All decked in green

Students and staff show their Irish pride on St. Patrick’s Day

A loaf of Irish soda bread. “It takes about an hour to make, but the main ingredients are: flour, sugar, baking soda, salt, currants or raisins (optional, we don’t really use them ourselves), an egg, and a bit of buttermilk.” Dalton Leitz, freshman, said.

A loaf of Irish soda bread. “It takes about an hour to make, but the main ingredients are: flour, sugar, baking soda, salt, currants or raisins (optional, we don’t really use them ourselves), an egg, and a bit of buttermilk.” Dalton Leitz, freshman, said.

With St. Patrick’s Day coming up, people are getting in the spirit and preparing to celebrate. Since its origin, the holiday has evolved into a celebration of culture with parades, traditional foods, music, dancing, and a whole lot of green. 

“To me this holiday is just a way to celebrate [my nationality and show my Irish pride],” Dylan Howell, junior, said.

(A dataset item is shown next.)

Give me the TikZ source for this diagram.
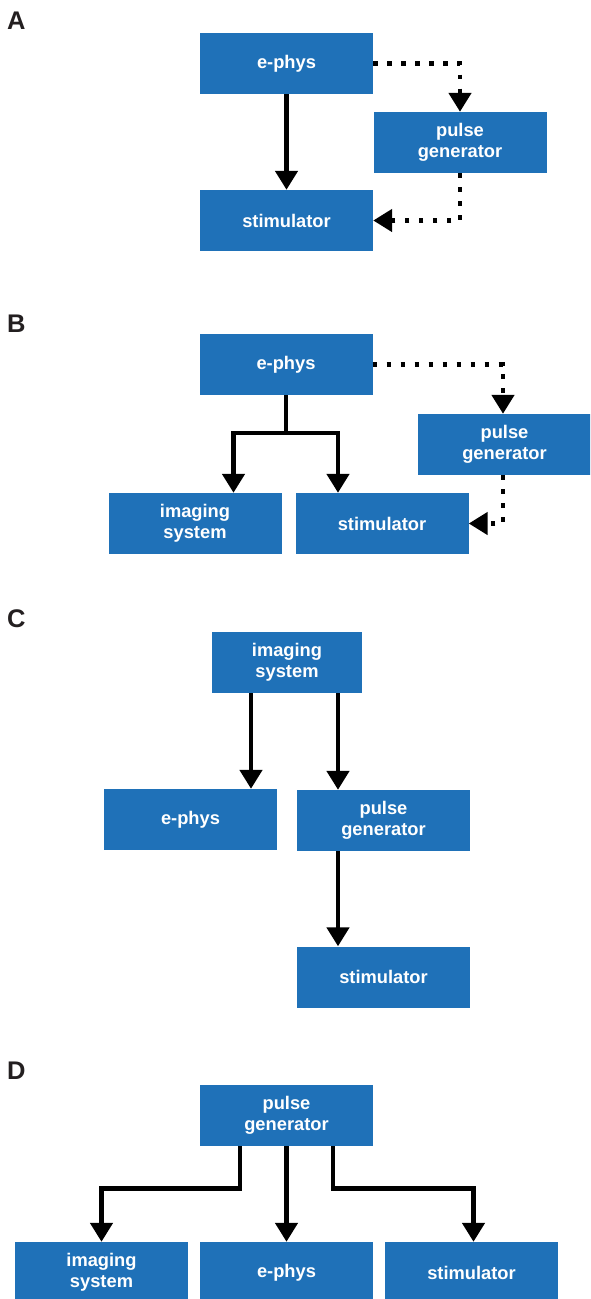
\documentclass[tikz,border=0pt]{standalone}
\usepackage{fontspec}
\setmainfont{Liberation Sans}
\usetikzlibrary{arrows.meta}
\definecolor{boxblue}{RGB}{31,113,184}
\definecolor{labelink}{RGB}{35,31,32}
\tikzset{
  box/.style={rectangle, fill=boxblue, text=white, font=\bfseries\fontsize{18.3}{21.5}\selectfont,
    align=center, minimum width=173pt, minimum height=61pt, inner sep=0pt},
  panel/.style={anchor=base west, inner sep=0pt, text=labelink, font=\bfseries\fontsize{25.5}{25.5}\selectfont},
  solidarrow/.style={line width=4.6pt, -{Triangle[width=22pt,length=19pt]}},
  solidline/.style={line width=4.6pt},
  dotarrow/.style={line width=4.6pt, dash pattern=on 4.5pt off 9.5pt, -{Triangle[width=22pt,length=19pt]}}
}
\begin{document}
\begin{tikzpicture}[x=1pt,y=-1pt]
\useasboundingbox (0,0) rectangle (590,1299);
\clip (0,0) rectangle (590,1299);
% ---------- A ----------
\node[panel] (labA) at (7,29.5) {A};
\node[box] (ephysA) at (286.5,63.5) {e-phys};
\node[box] (pulseA) at (460,142.5) {pulse\\generator};
\node[box] (stimA) at (286.5,220.5) {stimulator};
\draw[solidarrow] (ephysA.south) -- (stimA.north);
\draw[dotarrow] (ephysA.east) -| (pulseA.north);
\draw[dotarrow] (pulseA.south) |- (stimA.east);
% ---------- B ----------
\node[panel] (labB) at (7,332.5) {B};
\node[box] (ephysB) at (286,364.5) {e-phys};
\node[box] (pulseB) at (504.5,444.5) {pulse\\generator};
\node[box] (imgB) at (195,523.5) {imaging\\system};
\node[box] (stimB) at (382,523.5) {stimulator};
\coordinate (joinB) at (286,433);
\draw[solidline] (ephysB.south) -- (joinB);
\draw[solidarrow] (joinB) -| ([xshift=38.5pt]imgB.north);
\draw[solidarrow] (joinB) -| ([xshift=-44pt]stimB.north);
\draw[dotarrow] (ephysB.east) -| ([xshift=-1.5pt]pulseB.north);
\draw[dotarrow] ([xshift=-1.5pt]pulseB.south) |- (stimB.east);
% ---------- C ----------
\node[panel] (labC) at (7,627.5) {C};
\node[box, minimum width=150pt] (imgC) at (287,662.5) {imaging\\system};
\node[box] (ephysC) at (190.5,819.5) {e-phys};
\node[box] (pulseC) at (383.5,820.5) {pulse\\generator};
\node[box] (stimC) at (383.5,977) {stimulator};
\draw[solidarrow] ([xshift=-36pt]imgC.south) -- ([xshift=60.5pt]ephysC.north);
\draw[solidarrow] ([xshift=51pt]imgC.south) -- ([xshift=-45.5pt]pulseC.north);
\draw[solidarrow] ([xshift=-45.5pt]pulseC.south) -- ([xshift=-45.5pt]stimC.north);
% ---------- D ----------
\node[panel] (labD) at (7,1079.5) {D};
\node[box] (pulseD) at (286.5,1115.5) {pulse\\generator};
\node[box] (imgD) at (101.5,1272.5) {imaging\\system};
\node[box] (ephysD) at (286.5,1272.5) {e-phys};
\node[box] (stimD) at (471.5,1272.5) {stimulator};
\draw[solidarrow] ([xshift=-46.5pt]pulseD.south) -- ++(0,42) -| (imgD.north);
\draw[solidarrow] (pulseD.south) -- (ephysD.north);
\draw[solidarrow] ([xshift=46.5pt]pulseD.south) -- ++(0,42) -| ([xshift=2pt]stimD.north);
\end{tikzpicture}
\end{document}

Howell’s parents are very Irish, and have family in Ireland according to Howell. In the past they have celebrated the holiday in Ireland on their extended family’s farm. The opportunity to celebrate in Ireland is one of Howell’s favorite memories because “they really know how to throw a party [and have a good time],” Howell said.

“So I always tried to trace our heritage at one point with my dad and we have kind of always thought because of my last name being McCurley, I thought I was about 50 to 60% Irish. I always embraced that, and St Patrick’s Day was always a big day for me. I learned a bunch of songs and stuff and next thing you know, I did the ancestry.com, and it turned out I was 15 or 16% Irish. I was really disappointed. Then they updated things and they said with more people now we’ve got a better update, and now I’m down to like five percent Irish. So my joke is that I say I used to be Irish, but I’m not anymore. I just kind of assumed and, and it was [quite] disheartening to be honest. As it turns out, I’m mostly English and the English and Irish clashed!””

— Andrew McCurley

“The main difference between St. Patrick’s Day in Ireland and the US is in Ireland it is a national holiday which means everyone gets off work and school,” Howell said. “Traditionally [people get] together with close friends and family and have a party which involves a lot of drinking and playing games, [and the pubs are filled].”

The United States does not shut down to celebrate the holiday, but there are many parades and festivities that occur. In addition to the multiple events held across the country, many people have traditions within their homes. Each year Howell’s family buys Irish pudding and sets it on fire. 

“The way it works is you soak fig pudding in alcohol, usually something very flammable like whiskey, and light the whiskey on fire,” Howell said. “I honestly don’t know the meaning behind it (burning the pudding), and I have never questioned it. My dad said he grew up doing this tradition, and my family has been doing it for as long as I can remember.”

Dalton Leitz’s, freshman, middle name is Patrick after Saint Patrick according to Leitz. He makes Irish Soda bread with his family on St. Patrick’s Day, and “we’ll listen to some traditional Irish music, since that’s normally what happens on St. Patrick’s Day in Ireland,” Leitz said.

“Irish soda bread tastes a little mild, but [if you add] butter it tastes amazing. The texture of it is pretty good as well, kind of like a biscuit,” Leitz described.

Leitz’s mom and sister usually do the baking because “they’re the chefs in my family,” Leitz said. The best part of the process is getting to eat the bread, according to Leitz. 

Not only is the holiday a time to show Irish pride and celebrate, but it is a religious day in Ireland. According to Leitz, the religious aspect is less represented in America, and it has become a celebration of Irish culture. 

“I [don’t] blame people for wanting to have something to celebrate. Life is hard, [people] need breaks every once in a while, and I think Saint Patrick’s Day has plenty of celebratory qualities,” Leitz said.